▶ WHAT NEEDS TO BE DONE: Each line from the top of the listing through the one holding "(0,0) rectangle (1129,1247);" should be restated word for word, with nothing added and no pictures.

** begin PROVIDED DATA **

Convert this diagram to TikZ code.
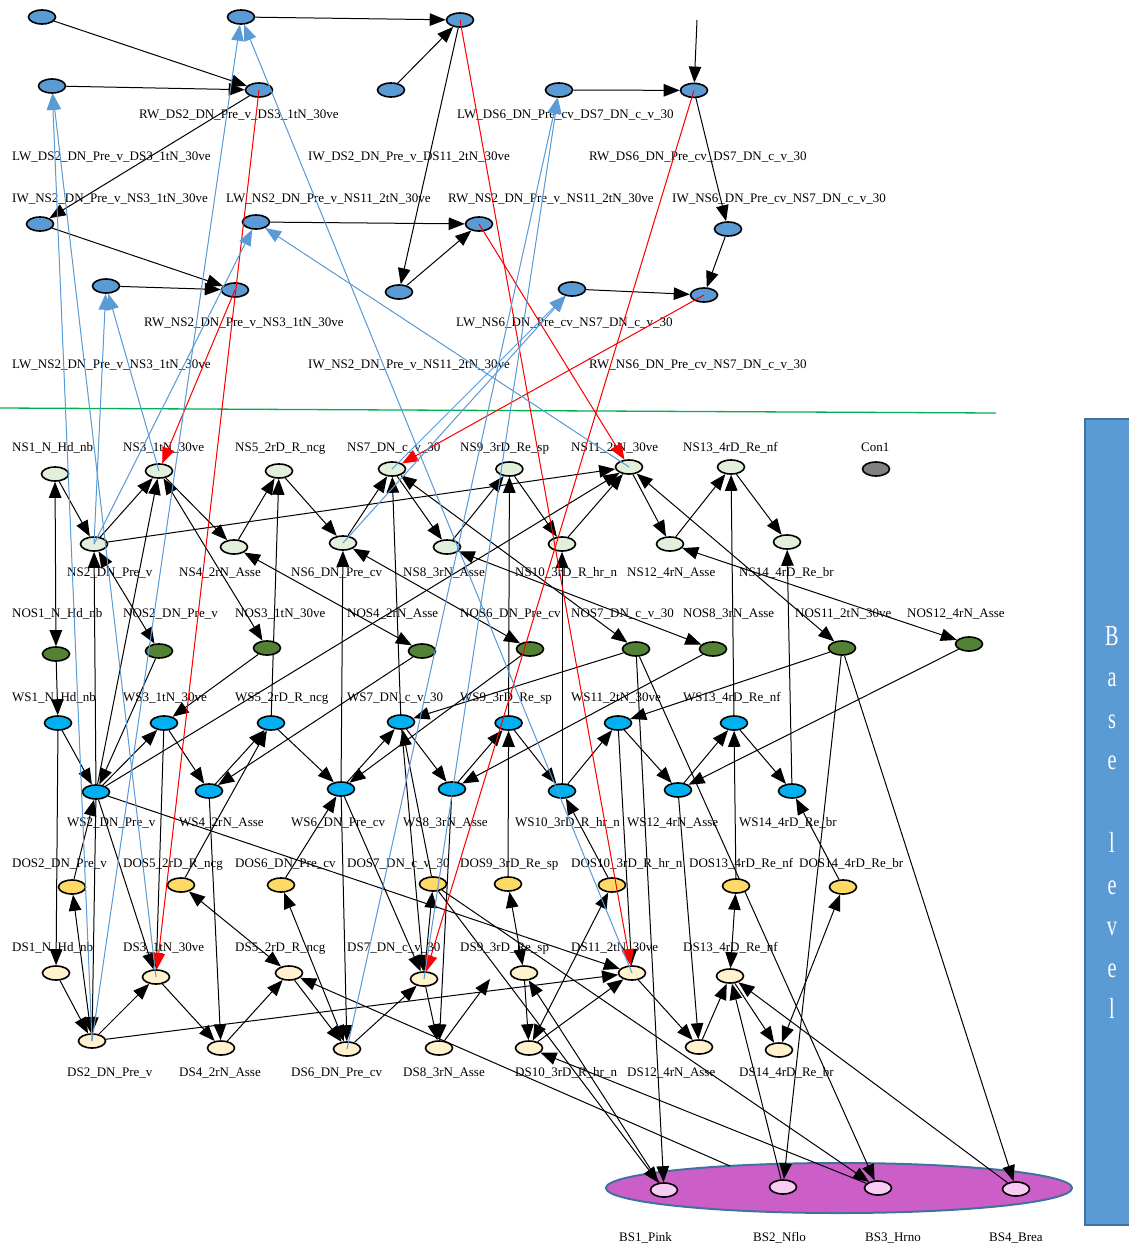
\documentclass[tikz,border=0pt]{standalone}
\usepackage{fontspec}
\setmainfont{Liberation Serif}
\newfontfamily\panelfont[FakeStretch=0.7]{Liberation Serif}
\usetikzlibrary{arrows.meta,shapes.geometric}
\definecolor{topblue}{HTML}{5B9BD5}
\definecolor{nsgreen}{HTML}{E2EFDA}
\definecolor{nosgreen}{HTML}{548235}
\definecolor{wscyan}{HTML}{00B0F0}
\definecolor{dosgold}{HTML}{FFD966}
\definecolor{dscream}{HTML}{FFF2CC}
\definecolor{bspink}{HTML}{F9CCF5}
\definecolor{grpfill}{HTML}{CC5FC7}
\definecolor{grpline}{HTML}{41719C}
\definecolor{sepgreen}{HTML}{00B050}
\definecolor{linkblue}{HTML}{5B9BD5}
\pgfdeclarelayer{back}
\pgfdeclarelayer{edges}
\pgfdeclarelayer{fore}
\pgfsetlayers{back,edges,main,fore}
\tikzset{
  >={Triangle[length=16pt,width=12.5pt]},
  nd/.style={ellipse, draw=black, line width=1.6pt, minimum width=27pt, minimum height=14pt, inner sep=0pt},
  tb/.style={nd, fill=topblue},
  ns/.style={nd, fill=nsgreen},
  nos/.style={nd, fill=nosgreen},
  ws/.style={nd, fill=wscyan},
  dos/.style={nd, fill=dosgold},
  dsn/.style={nd, fill=dscream},
  bsn/.style={nd, fill=bspink},
  cn/.style={nd, fill=gray},
  lab/.style={anchor=base west, inner sep=0pt, font=\fontsize{13}{15}\selectfont},
  ed/.style={->, line width=1pt},
  bi/.style={<->, line width=1pt},
  red link/.style={->, line width=1pt, draw=red, fill=red},
  blue link/.style={->, line width=1pt, draw=linkblue, fill=linkblue},
}
\begin{document}
\begin{tikzpicture}[x=1pt,y=-1pt]
\useasboundingbox (0,0) rectangle (1129,1247);

% ---------- upper wall nodes ----------
\node[tb] (T1) at (42,17) {};
\node[tb] (T2) at (241,17) {};
\node[tb] (T3) at (460,20) {};
\node[tb] (T4) at (52,86) {};
\node[tb] (T5) at (259,90) {};
\node[tb] (T6) at (391,90) {};
\node[tb] (T7) at (559,90) {};
\node[tb] (T8) at (694,90.4) {};
\node[tb] (T9) at (40,224) {};
\node[tb] (T10) at (256,222) {};
\node[tb] (T11) at (479,224) {};
\node[tb] (T12) at (728,229) {};
\node[tb] (T13) at (106,286) {};
\node[tb] (T14) at (235,290) {};
\node[tb] (T15) at (399,292) {};
\node[tb] (T16) at (572,289) {};
\node[tb] (T17) at (704,295) {};
\coordinate (Ttop) at (697,20);

% ---------- upper wall labels ----------
\node[lab] at (139,118.5) {RW\_DS2\_DN\_Pre\_v\_DS3\_1tN\_30ve};
\node[lab] at (457,118.5) {LW\_DS6\_DN\_Pre\_cv\_DS7\_DN\_c\_v\_30};
\node[lab] at (12,160.5) {LW\_DS2\_DN\_Pre\_v\_DS3\_1tN\_30ve};
\node[lab] at (308,160.5) {IW\_DS2\_DN\_Pre\_v\_DS11\_2tN\_30ve};
\node[lab] at (589,160.5) {RW\_DS6\_DN\_Pre\_cv\_DS7\_DN\_c\_v\_30};
\node[lab] at (12,202.5) {IW\_NS2\_DN\_Pre\_v\_NS3\_1tN\_30ve};
\node[lab] at (226,202.5) {LW\_NS2\_DN\_Pre\_v\_NS11\_2tN\_30ve};
\node[lab] at (448,202.5) {RW\_NS2\_DN\_Pre\_v\_NS11\_2tN\_30ve};
\node[lab] at (672,202.5) {IW\_NS6\_DN\_Pre\_cv\_NS7\_DN\_c\_v\_30};
\node[lab] at (144,326.5) {RW\_NS2\_DN\_Pre\_v\_NS3\_1tN\_30ve};
\node[lab] at (456,326.5) {LW\_NS6\_DN\_Pre\_cv\_NS7\_DN\_c\_v\_30};
\node[lab] at (12,368.5) {LW\_NS2\_DN\_Pre\_v\_NS3\_1tN\_30ve};
\node[lab] at (308,368.5) {IW\_NS2\_DN\_Pre\_v\_NS11\_2tN\_30ve};
\node[lab] at (589,368.5) {RW\_NS6\_DN\_Pre\_cv\_NS7\_DN\_c\_v\_30};

% ---------- NS rows ----------
\node[ns] (NS1) at (55,474) {};
\node[ns] (NS3) at (159,471) {};
\node[ns] (NS5) at (279,471) {};
\node[ns] (NS7) at (392,469) {};
\node[ns] (NS9) at (509.4,469) {};
\node[ns] (NS11) at (629,467) {};
\node[ns] (NS13) at (731,467) {};
\node[cn] (Con1) at (876,469) {};
\node[ns] (NS2) at (94,544) {};
\node[ns] (NS4) at (234,547) {};
\node[ns] (NS6) at (343,543) {};
\node[ns] (NS8) at (447,547) {};
\node[ns] (NS10) at (562,544) {};
\node[ns] (NS12) at (670,544) {};
\node[ns] (NS14) at (787,542) {};

% ---------- NOS row ----------
\node[nos] (NOS1) at (56,654) {};
\node[nos] (NOS2) at (159,651) {};
\node[nos] (NOS3) at (267,648) {};
\node[nos] (NOS4) at (422,651) {};
\node[nos] (NOS6) at (530,649) {};
\node[nos] (NOS7) at (636,649) {};
\node[nos] (NOS8) at (713,649) {};
\node[nos] (NOS11) at (842,648) {};
\node[nos] (NOS12) at (969,644) {};

% ---------- WS rows ----------
\node[ws] (WS1) at (58,723) {};
\node[ws] (WS3) at (164,723) {};
\node[ws] (WS5) at (271,723) {};
\node[ws] (WS7) at (401,722) {};
\node[ws] (WS9) at (508.6,723) {};
\node[ws] (WS11) at (618,723) {};
\node[ws] (WS13) at (734,723) {};
\node[ws] (WS2) at (96,792) {};
\node[ws] (WS4) at (209,791) {};
\node[ws] (WS6) at (341,789) {};
\node[ws] (WS8) at (452,789) {};
\node[ws] (WS10) at (562,791) {};
\node[ws] (WS12) at (678,790) {};
\node[ws] (WS14) at (792,791) {};

% ---------- DOS row ----------
\node[dos] (DOS2) at (72,887) {};
\node[dos] (DOS5) at (181,885) {};
\node[dos] (DOS6) at (281,885) {};
\node[dos] (DOS7) at (433,884) {};
\node[dos] (DOS9) at (508,884) {};
\node[dos] (DOS10) at (612,885) {};
\node[dos] (DOS13) at (736,886) {};
\node[dos] (DOS14) at (843,887) {};

% ---------- DS rows ----------
\node[dsn] (DS1) at (56,973) {};
\node[dsn] (DS3) at (156,977) {};
\node[dsn] (DS5) at (289,973) {};
\node[dsn] (DS7) at (424,979) {};
\node[dsn] (DS9) at (524,973) {};
\node[dsn] (DS11) at (632,973) {};
\node[dsn] (DS13) at (730,976) {};
\node[dsn] (DS2) at (92,1041) {};
\node[dsn] (DS4) at (221,1048) {};
\node[dsn] (DS6) at (347,1049) {};
\node[dsn] (DS8) at (439,1048) {};
\node[dsn] (DS10) at (529,1048) {};
\node[dsn] (DS12) at (699,1047) {};
\node[dsn] (DS14) at (779,1050) {};
\coordinate (DS9port) at (490,979);

% ---------- base group, separator and side panel ----------
\begin{pgfonlayer}{back}
\node[ellipse, draw=grpline, fill=grpfill, line width=2pt, minimum width=466pt, minimum height=50pt] (BSG) at (839,1188) {};
\draw[sepgreen, line width=1.3pt] (0,408) -- (996,413);
\fill[topblue] (1085,419) rectangle (1129,1225);
\draw[grpline, line width=2pt] (1129,419) -- (1085,419) -- (1085,1225) -- (1129,1225);
\end{pgfonlayer}
\coordinate (gA) at (730,1166);
\node[bsn] (BS1) at (664,1190) {};
\node[bsn] (BS2) at (783,1187) {};
\node[bsn] (BS3) at (878,1188) {};
\node[bsn] (BS4) at (1016,1189) {};

% ---------- row labels ----------
\foreach \x/\t in {12/NS1\_N\_Hd\_nb, 123/NS3\_1tN\_30ve, 235/NS5\_2rD\_R\_ncg, 347/NS7\_DN\_c\_v\_30, 460/NS9\_3rD\_Re\_sp, 571/NS11\_2tN\_30ve, 683/NS13\_4rD\_Re\_nf, 861/Con1}
  \node[lab] at (\x,451.5) {\t};
\foreach \x/\t in {67/NS2\_DN\_Pre\_v, 179/NS4\_2rN\_Asse, 291/NS6\_DN\_Pre\_cv, 403/NS8\_3rN\_Asse, 515/NS10\_3rD\_R\_hr\_n, 627/NS12\_4rN\_Asse, 739/NS14\_4rD\_Re\_br}
  \node[lab] at (\x,576.5) {\t};
\foreach \x/\t in {12/NOS1\_N\_Hd\_nb, 123/NOS2\_DN\_Pre\_v, 235/NOS3\_1tN\_30ve, 347/NOS4\_2rN\_Asse, 460/NOS6\_DN\_Pre\_cv, 571/NOS7\_DN\_c\_v\_30, 683/NOS8\_3rN\_Asse, 795/NOS11\_2tN\_30ve, 907/NOS12\_4rN\_Asse}
  \node[lab] at (\x,617.5) {\t};
\foreach \x/\t in {12/WS1\_N\_Hd\_nb, 123/WS3\_1tN\_30ve, 235/WS5\_2rD\_R\_ncg, 347/WS7\_DN\_c\_v\_30, 460/WS9\_3rD\_Re\_sp, 571/WS11\_2tN\_30ve, 683/WS13\_4rD\_Re\_nf}
  \node[lab] at (\x,701.5) {\t};
\foreach \x/\t in {67/WS2\_DN\_Pre\_v, 179/WS4\_2rN\_Asse, 291/WS6\_DN\_Pre\_cv, 403/WS8\_3rN\_Asse, 515/WS10\_3rD\_R\_hr\_n, 627/WS12\_4rN\_Asse, 739/WS14\_4rD\_Re\_br}
  \node[lab] at (\x,826.5) {\t};
\foreach \x/\t in {12/DOS2\_DN\_Pre\_v, 123/DOS5\_2rD\_R\_ncg, 235/DOS6\_DN\_Pre\_cv, 347/DOS7\_DN\_c\_v\_30, 460/DOS9\_3rD\_Re\_sp, 571/DOS10\_3rD\_R\_hr\_n, 689/DOS13\_4rD\_Re\_nf, 799/DOS14\_4rD\_Re\_br}
  \node[lab] at (\x,867.5) {\t};
\foreach \x/\t in {12/DS1\_N\_Hd\_nb, 123/DS3\_1tN\_30ve, 235/DS5\_2rD\_R\_ncg, 347/DS7\_DN\_c\_v\_30, 460/DS9\_3rD\_Re\_sp, 571/DS11\_2tN\_30ve, 683/DS13\_4rD\_Re\_nf}
  \node[lab] at (\x,951.5) {\t};
\foreach \x/\t in {67/DS2\_DN\_Pre\_v, 179/DS4\_2rN\_Asse, 291/DS6\_DN\_Pre\_cv, 403/DS8\_3rN\_Asse, 515/DS10\_3rD\_R\_hr\_n, 627/DS12\_4rN\_Asse, 739/DS14\_4rD\_Re\_br}
  \node[lab] at (\x,1076.5) {\t};
\foreach \x/\t in {619/BS1\_Pink, 753/BS2\_Nflo, 865/BS3\_Hrno, 989/BS4\_Brea}
  \node[lab] at (\x,1241.5) {\t};

% ---------- side panel caption ----------
\foreach \c [count=\i from 0] in {B,a,s,e,{},l,e,v,e,l}
  \node[anchor=base, inner sep=0pt, text=white, font=\panelfont\fontsize{29}{31}\selectfont] at (1112,645+41.5*\i) {\c};

% ---------- black connectors ----------
\begin{pgfonlayer}{edges}
\foreach \a/\b in {T1/T5, T4/T5, T5/T9, T9/T14, T13/T14, T2/T3, T6/T3, T3/T15, T15/T11, T10/T11, Ttop/T8, T7/T8, T8/T12, T12/T17, T16/T17}
  \draw[ed] (\a) -- (\b);
% NS chain
\foreach \a/\b in {NS1/NS2, NS2/NS3, NS3/NS4, NS4/NS5, NS5/NS6, NS6/NS7, NS7/NS8, NS8/NS9, NS9/NS10, NS10/NS11, NS11/NS12, NS12/NS13, NS13/NS14, NS2/NS11}
  \draw[ed] (\a) -- (\b);
% NS <-> NOS
\foreach \a/\b in {NS1/NOS1, NS2/NOS2, NS3/NOS3, NS4/NOS4, NS6/NOS6, NS7/NOS7, NS8/NOS8, NS11/NOS11, NS12/NOS12}
  \draw[bi] (\a) -- (\b);
% NOS -> WS
\foreach \a/\b in {NOS1/WS1, NOS2/WS2, NOS3/WS3, NOS4/WS4, NOS6/WS6, NOS7/WS7, NOS8/WS8, NOS11/WS11, NOS12/WS12}
  \draw[ed] (\a) -- (\b);
% WS chain
\foreach \a/\b in {WS1/WS2, WS2/WS3, WS3/WS4, WS4/WS5, WS5/WS6, WS6/WS7, WS7/WS8, WS8/WS9, WS9/WS10, WS10/WS11, WS11/WS12, WS12/WS13, WS13/WS14}
  \draw[ed] (\a) -- (\b);
% WS -> NS
\foreach \a/\b in {WS2/NS2, WS2/NS3, WS2/NS11, WS5/NS5, WS6/NS6, WS7/NS7, WS9/NS9, WS10/NS10, WS13/NS13, WS14/NS14}
  \draw[ed] (\a) -- (\b);
% DOS -> WS and DOS <-> DS
\foreach \n in {2,5,6,7,9,10,13,14} {
  \draw[ed] (DOS\n) -- (WS\n);
  \draw[bi] (DOS\n) -- (DS\n);
}
% WS -> DS
\foreach \a/\b in {WS1/DS1, WS2/DS2, WS2/DS3, WS3/DS3, WS4/DS4, WS6/DS6, WS6/DS7, WS7/DS7, WS8/DS8, WS11/DS11, WS12/DS12, WS2/DS11}
  \draw[ed] (\a) -- (\b);
% DS chain
\foreach \a/\b in {DS1/DS2, DS2/DS3, DS3/DS4, DS4/DS5, DS5/DS6, DS6/DS7, DS7/DS8, DS8/DS9port, DS9/DS10, DS10/DS11, DS11/DS12, DS12/DS13, DS13/DS14, DS2/DS11}
  \draw[ed] (\a) -- (\b);
% base links
\foreach \a/\b in {NOS7/BS1, NOS7/BS3, NOS11/BS2, NOS11/BS4, DOS7/BS1, DOS7/BS3, BS1/DS9, BS3/DS10, BS2/DS13, BS4/DS13, gA/DS5}
  \draw[ed] (\a) -- (\b);
\end{pgfonlayer}

% ---------- coloured wall links ----------
\begin{pgfonlayer}{fore}
\foreach \a/\b in {T5/DS3, T14/NS3, T3/DS11, T11/NS11, T8/DS7, T17/NS7}
  \draw[red link] (\a.center) -- (\b);
\foreach \a/\b in {DS2/T4, DS3/T4, DS2/T2, DS11/T2, NS2/T13, NS3/T13, NS2/T10, NS11/T10, DS6/T7, DS7/T7, NS6/T16, NS7/T16}
  \draw[blue link] (\a.center) -- (\b);
\end{pgfonlayer}
\end{tikzpicture}
\end{document}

** end PROVIDED DATA **

▶ PROBLEM SOLUTION:
Convert this diagram to TikZ code.
\documentclass[tikz,border=0pt]{standalone}
\usepackage{fontspec}
\setmainfont{Liberation Serif}
\newfontfamily\panelfont[FakeStretch=0.7]{Liberation Serif}
\usetikzlibrary{arrows.meta,shapes.geometric}
\definecolor{topblue}{HTML}{5B9BD5}
\definecolor{nsgreen}{HTML}{E2EFDA}
\definecolor{nosgreen}{HTML}{548235}
\definecolor{wscyan}{HTML}{00B0F0}
\definecolor{dosgold}{HTML}{FFD966}
\definecolor{dscream}{HTML}{FFF2CC}
\definecolor{bspink}{HTML}{F9CCF5}
\definecolor{grpfill}{HTML}{CC5FC7}
\definecolor{grpline}{HTML}{41719C}
\definecolor{sepgreen}{HTML}{00B050}
\definecolor{linkblue}{HTML}{5B9BD5}
\pgfdeclarelayer{back}
\pgfdeclarelayer{edges}
\pgfdeclarelayer{fore}
\pgfsetlayers{back,edges,main,fore}
\tikzset{
  >={Triangle[length=16pt,width=12.5pt]},
  nd/.style={ellipse, draw=black, line width=1.6pt, minimum width=27pt, minimum height=14pt, inner sep=0pt},
  tb/.style={nd, fill=topblue},
  ns/.style={nd, fill=nsgreen},
  nos/.style={nd, fill=nosgreen},
  ws/.style={nd, fill=wscyan},
  dos/.style={nd, fill=dosgold},
  dsn/.style={nd, fill=dscream},
  bsn/.style={nd, fill=bspink},
  cn/.style={nd, fill=gray},
  lab/.style={anchor=base west, inner sep=0pt, font=\fontsize{13}{15}\selectfont},
  ed/.style={->, line width=1pt},
  bi/.style={<->, line width=1pt},
  red link/.style={->, line width=1pt, draw=red, fill=red},
  blue link/.style={->, line width=1pt, draw=linkblue, fill=linkblue},
}
\begin{document}
\begin{tikzpicture}[x=1pt,y=-1pt]
\useasboundingbox (0,0) rectangle (1129,1247);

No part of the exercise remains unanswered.